— Challenge —
Exactly as written, write out the lines below from the first to the one containing "colors = ['#FF7F00', '#984EA3', '#4DAF4A', '#377EB8', '#E41A1C']", inclusive. Pictures do not belong in the copy.

-- begin --

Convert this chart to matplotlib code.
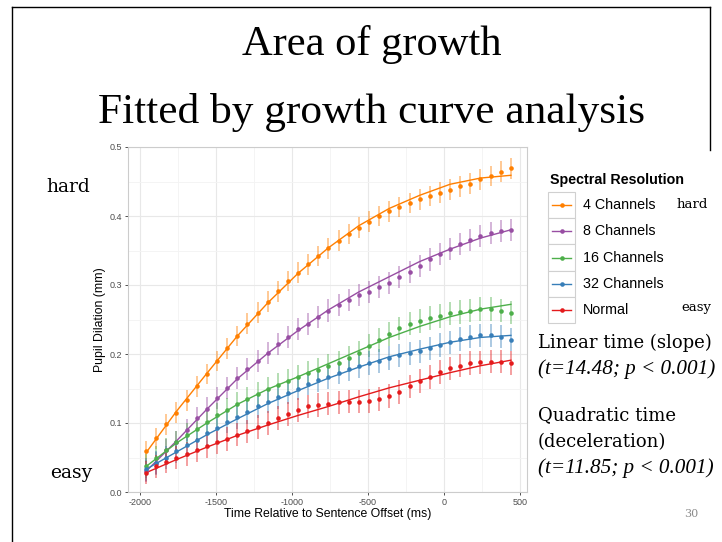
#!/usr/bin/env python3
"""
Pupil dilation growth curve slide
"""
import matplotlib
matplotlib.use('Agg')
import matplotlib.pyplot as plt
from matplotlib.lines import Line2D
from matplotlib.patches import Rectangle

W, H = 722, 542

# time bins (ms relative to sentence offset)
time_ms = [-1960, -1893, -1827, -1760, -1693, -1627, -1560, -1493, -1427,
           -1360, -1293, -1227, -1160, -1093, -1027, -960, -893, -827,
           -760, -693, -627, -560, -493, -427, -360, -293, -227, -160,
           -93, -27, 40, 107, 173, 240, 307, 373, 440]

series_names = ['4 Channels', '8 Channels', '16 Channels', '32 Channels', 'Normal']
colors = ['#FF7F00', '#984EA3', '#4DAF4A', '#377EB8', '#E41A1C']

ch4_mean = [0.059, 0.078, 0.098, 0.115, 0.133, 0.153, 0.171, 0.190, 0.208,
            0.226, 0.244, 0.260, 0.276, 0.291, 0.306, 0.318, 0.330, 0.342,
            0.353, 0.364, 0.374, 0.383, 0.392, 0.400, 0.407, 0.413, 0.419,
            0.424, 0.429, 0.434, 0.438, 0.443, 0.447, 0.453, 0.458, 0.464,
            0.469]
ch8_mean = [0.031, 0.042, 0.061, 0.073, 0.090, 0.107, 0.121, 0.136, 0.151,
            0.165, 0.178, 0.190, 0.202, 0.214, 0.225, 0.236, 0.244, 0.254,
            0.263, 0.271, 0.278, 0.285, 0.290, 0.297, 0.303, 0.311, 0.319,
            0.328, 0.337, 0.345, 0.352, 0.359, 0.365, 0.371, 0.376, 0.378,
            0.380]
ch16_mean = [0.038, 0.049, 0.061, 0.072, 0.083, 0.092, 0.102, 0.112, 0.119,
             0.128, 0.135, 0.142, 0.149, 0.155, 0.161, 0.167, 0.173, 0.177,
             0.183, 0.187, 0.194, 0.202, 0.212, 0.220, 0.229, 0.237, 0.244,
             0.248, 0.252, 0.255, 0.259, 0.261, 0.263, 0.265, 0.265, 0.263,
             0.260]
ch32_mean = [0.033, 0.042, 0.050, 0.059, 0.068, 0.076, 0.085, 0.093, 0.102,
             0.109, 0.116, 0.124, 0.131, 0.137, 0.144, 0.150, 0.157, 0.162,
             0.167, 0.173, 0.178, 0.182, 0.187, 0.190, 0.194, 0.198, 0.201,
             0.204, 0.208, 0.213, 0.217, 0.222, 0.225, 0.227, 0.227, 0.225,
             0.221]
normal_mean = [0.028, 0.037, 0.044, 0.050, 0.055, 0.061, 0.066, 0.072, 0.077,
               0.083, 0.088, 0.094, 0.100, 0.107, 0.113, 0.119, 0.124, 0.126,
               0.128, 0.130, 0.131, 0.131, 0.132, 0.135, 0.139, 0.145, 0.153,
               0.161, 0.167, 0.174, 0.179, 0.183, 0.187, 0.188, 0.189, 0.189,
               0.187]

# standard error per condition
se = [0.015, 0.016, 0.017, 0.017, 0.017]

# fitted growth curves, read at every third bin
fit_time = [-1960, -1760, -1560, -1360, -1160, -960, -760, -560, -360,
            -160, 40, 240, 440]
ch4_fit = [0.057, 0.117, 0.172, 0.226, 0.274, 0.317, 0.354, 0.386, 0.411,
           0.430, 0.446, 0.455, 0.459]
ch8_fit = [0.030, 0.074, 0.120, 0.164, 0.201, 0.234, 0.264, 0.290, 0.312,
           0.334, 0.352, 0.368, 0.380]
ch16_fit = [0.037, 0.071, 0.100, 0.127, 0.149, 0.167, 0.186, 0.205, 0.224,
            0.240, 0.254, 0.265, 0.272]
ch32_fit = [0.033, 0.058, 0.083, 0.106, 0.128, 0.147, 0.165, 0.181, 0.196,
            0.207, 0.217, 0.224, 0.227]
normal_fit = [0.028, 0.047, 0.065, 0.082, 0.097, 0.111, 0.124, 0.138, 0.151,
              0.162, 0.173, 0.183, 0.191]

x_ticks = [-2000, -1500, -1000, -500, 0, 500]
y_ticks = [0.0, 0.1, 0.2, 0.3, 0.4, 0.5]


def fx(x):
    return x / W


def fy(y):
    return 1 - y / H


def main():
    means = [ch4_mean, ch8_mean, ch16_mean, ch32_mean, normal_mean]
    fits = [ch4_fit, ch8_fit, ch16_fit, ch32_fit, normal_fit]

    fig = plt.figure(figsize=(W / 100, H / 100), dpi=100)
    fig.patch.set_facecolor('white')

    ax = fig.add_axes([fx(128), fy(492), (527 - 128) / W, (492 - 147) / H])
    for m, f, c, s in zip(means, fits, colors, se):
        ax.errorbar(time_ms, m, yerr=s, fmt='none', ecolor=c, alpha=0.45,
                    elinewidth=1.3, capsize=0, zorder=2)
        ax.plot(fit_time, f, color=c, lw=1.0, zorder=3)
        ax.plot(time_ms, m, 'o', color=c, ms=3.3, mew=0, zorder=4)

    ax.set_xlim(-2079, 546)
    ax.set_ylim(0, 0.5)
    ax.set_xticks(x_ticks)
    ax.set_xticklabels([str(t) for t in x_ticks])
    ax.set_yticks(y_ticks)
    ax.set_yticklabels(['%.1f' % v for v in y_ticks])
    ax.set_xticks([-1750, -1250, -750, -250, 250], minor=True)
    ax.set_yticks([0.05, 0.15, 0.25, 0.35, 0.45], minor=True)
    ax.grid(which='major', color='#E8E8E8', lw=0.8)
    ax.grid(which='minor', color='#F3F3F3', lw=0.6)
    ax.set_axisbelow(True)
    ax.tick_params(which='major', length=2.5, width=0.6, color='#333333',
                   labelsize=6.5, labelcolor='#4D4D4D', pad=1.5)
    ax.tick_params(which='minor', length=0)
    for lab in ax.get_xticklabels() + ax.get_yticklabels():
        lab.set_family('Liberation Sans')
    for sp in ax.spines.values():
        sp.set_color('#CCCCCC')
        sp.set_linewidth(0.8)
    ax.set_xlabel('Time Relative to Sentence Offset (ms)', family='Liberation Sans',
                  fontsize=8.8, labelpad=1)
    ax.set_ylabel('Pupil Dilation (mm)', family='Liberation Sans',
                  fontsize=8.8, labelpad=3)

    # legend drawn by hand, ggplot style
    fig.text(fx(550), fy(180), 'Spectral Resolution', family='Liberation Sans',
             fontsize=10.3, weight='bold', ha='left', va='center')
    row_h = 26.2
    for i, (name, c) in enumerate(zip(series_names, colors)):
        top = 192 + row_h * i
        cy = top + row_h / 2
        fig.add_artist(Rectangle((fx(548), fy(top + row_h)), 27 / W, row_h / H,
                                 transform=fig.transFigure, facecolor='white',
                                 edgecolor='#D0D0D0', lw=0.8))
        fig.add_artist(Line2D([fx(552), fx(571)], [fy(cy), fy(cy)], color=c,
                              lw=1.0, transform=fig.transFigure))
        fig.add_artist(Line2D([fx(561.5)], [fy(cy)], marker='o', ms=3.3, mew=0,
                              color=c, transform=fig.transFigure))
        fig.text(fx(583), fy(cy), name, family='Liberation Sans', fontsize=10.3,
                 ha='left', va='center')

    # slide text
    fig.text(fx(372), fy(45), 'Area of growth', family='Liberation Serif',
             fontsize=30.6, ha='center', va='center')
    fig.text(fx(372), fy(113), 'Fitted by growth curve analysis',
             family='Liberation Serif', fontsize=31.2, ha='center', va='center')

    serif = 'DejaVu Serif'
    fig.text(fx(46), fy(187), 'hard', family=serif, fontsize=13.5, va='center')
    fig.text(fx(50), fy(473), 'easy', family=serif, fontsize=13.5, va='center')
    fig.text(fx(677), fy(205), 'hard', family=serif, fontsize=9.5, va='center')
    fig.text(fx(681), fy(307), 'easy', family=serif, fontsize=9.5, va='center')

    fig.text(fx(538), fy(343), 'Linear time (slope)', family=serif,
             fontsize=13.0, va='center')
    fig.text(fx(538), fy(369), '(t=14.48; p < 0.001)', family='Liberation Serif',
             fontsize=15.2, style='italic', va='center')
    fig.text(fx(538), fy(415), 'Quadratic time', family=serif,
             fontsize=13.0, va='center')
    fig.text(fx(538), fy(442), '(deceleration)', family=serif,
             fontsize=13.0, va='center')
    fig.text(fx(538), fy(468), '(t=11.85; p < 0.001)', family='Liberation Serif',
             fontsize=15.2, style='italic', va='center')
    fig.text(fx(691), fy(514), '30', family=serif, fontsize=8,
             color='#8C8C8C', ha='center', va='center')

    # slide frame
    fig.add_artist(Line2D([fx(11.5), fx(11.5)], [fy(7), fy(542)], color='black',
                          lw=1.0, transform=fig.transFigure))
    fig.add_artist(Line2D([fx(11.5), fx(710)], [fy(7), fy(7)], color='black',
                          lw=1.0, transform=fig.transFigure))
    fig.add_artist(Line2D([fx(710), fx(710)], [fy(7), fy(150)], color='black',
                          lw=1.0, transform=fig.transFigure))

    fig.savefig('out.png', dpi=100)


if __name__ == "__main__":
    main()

-- end --

— The output —
Convert this chart to matplotlib code.
#!/usr/bin/env python3
"""
Pupil dilation growth curve slide
"""
import matplotlib
matplotlib.use('Agg')
import matplotlib.pyplot as plt
from matplotlib.lines import Line2D
from matplotlib.patches import Rectangle

W, H = 722, 542

# time bins (ms relative to sentence offset)
time_ms = [-1960, -1893, -1827, -1760, -1693, -1627, -1560, -1493, -1427,
           -1360, -1293, -1227, -1160, -1093, -1027, -960, -893, -827,
           -760, -693, -627, -560, -493, -427, -360, -293, -227, -160,
           -93, -27, 40, 107, 173, 240, 307, 373, 440]

series_names = ['4 Channels', '8 Channels', '16 Channels', '32 Channels', 'Normal']
colors = ['#FF7F00', '#984EA3', '#4DAF4A', '#377EB8', '#E41A1C']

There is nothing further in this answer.